$A-B = \{a-b: a\in A, b\in B\}$. Prove that $\sup(A-B) = \sup(A) – \inf(B)$
OK, let $x=\sup(A), y=\sup(B)$:
$a\in A \implies a\leq x$
$b\in B \implies b\leq y$
$a+b\leq x+y$ is a upper bound
Take $\varepsilon > 0$ and find $a,b$ s.t.:
$a>x-\dfrac {\varepsilon}{2}, b>y-\dfrac {\varepsilon}{2}$
$a+b>x+y-\varepsilon$
It means that every potential smaller upper bound $x+y-\varepsilon$ is not really an upper bound.

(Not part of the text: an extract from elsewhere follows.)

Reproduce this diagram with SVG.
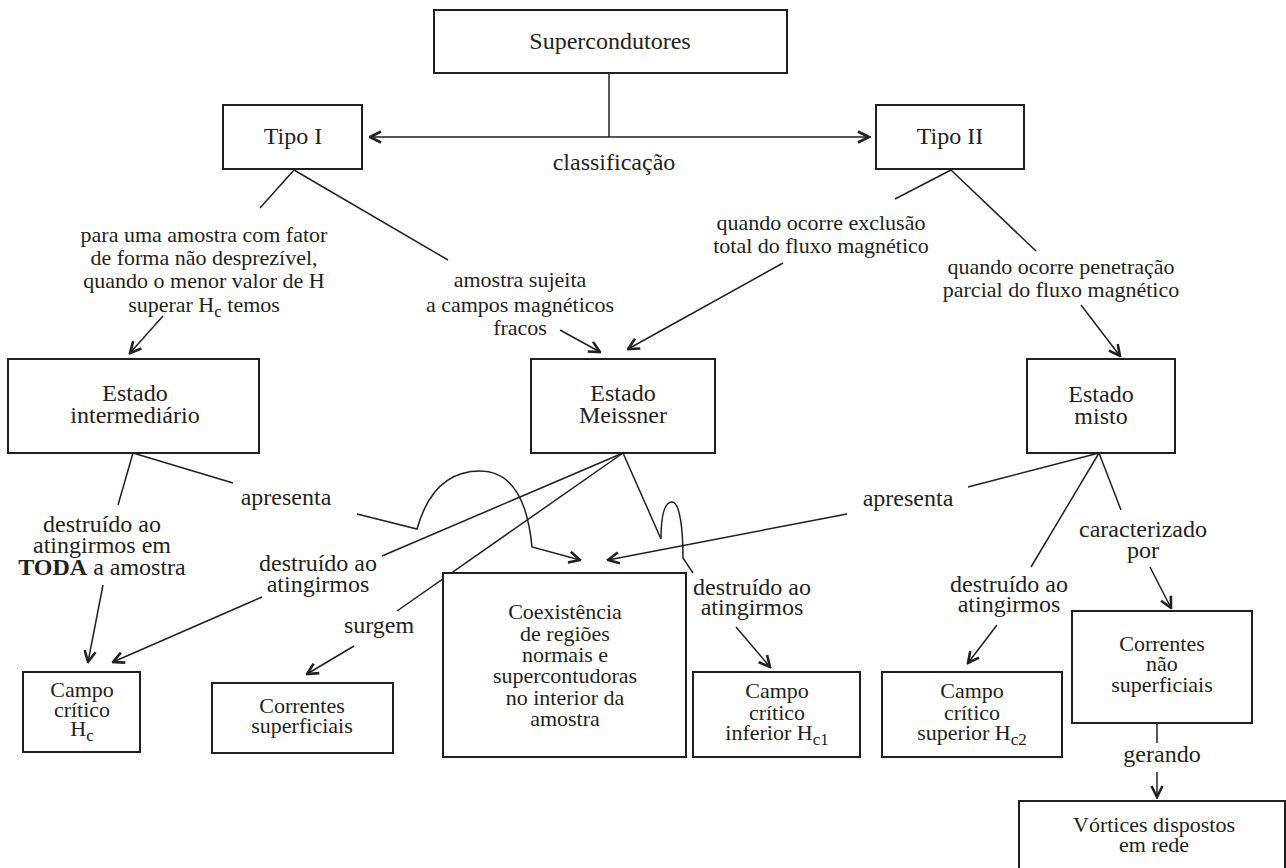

Therefore $\sup(A+B) = \sup(A) + \sup(B)$
$A-B = \{a-b: a\in A, b\in B\}$.
Proving that $\sup(A-B) = \sup(A) – \inf(B)$
Let $x=\sup \left( A\right), y=\inf \left( B\right)$
$a\in A\implies a\leq x$
$b\in B \implies b\geq y$
$a+b\geq x+y$
Best Answer
Define similarly
Hint 1: $\sup(X+Y)=\sup X+\sup Y$
Hint 2: $\sup(-Y)=-\inf Y$
Proving that $\sup(X+Y)=\sup X+\sup Y$ is psychologically simpler than the statement you have, but they're actually the same, in view of hint 2.